A major new survey of the career paths of young scientists has found that the postdoctoral fellowship, not the Ph.D., has become the testing ground for many who aspire to academic positions. The growing importance of the postdoc phase obligates universities and federal agencies to do a better job of nurturing this important but historically invisible segment of the scientific community and monitoring the quality of the training provided, concludes the report in tomorrow's Science (p. 1533). The study accompanies a 20-page special section on the status of postdocs around the world and efforts to improve their professional standing (pp. 1513 to 1532).
Maresi Nerad and Joseph Cerny, graduate school administrators at the University of California, Berkeley, tracked down almost 6000 Ph.D.s in six fields from 61 U.S. universities whose degrees were awarded during a 3-year period in the 1980s to learn about their career progression. They found that the prevalence of postdoc positions often deferred long-term goals: In biochemistry, for example, the average researcher was tenured at age 39, after spending nearly 4 years as a postdoc, with 40% doing multiple stints. Overall, almost twice as many Ph.D.s do a postdoc now as was the case 30 years ago, and it lasts almost 50% longer. "It's a short-term positive way to support research," says Nerad, "but it may be a negative strategy in the long run.
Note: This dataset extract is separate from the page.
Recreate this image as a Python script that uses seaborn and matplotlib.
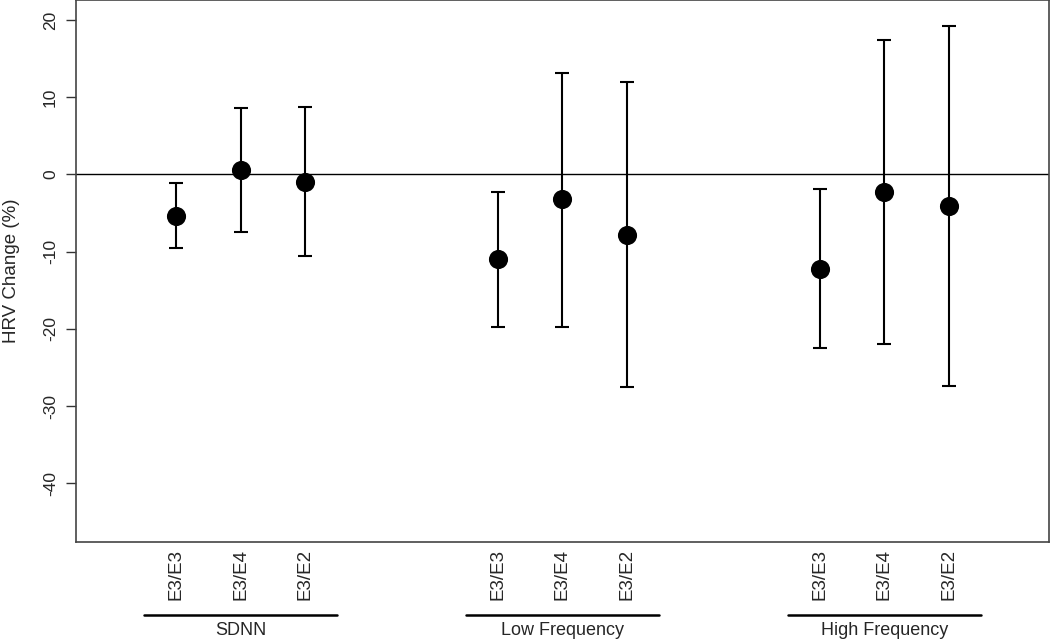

Is a postdoc that lasts more than 2 or 3 years really necessary as additional training" to be a professor?
The authors suggest that universities adopt policies to regulate the treatment of postdocs, including designating "a central authority for postdoc affairs," placing more emphasis on career development, and setting a maximum of 5 years at the postdoc level. They also propose a national review of the problems facing two-scientist couples in hopes that solving them may allow the country to take "greater advantage" of this talent pool.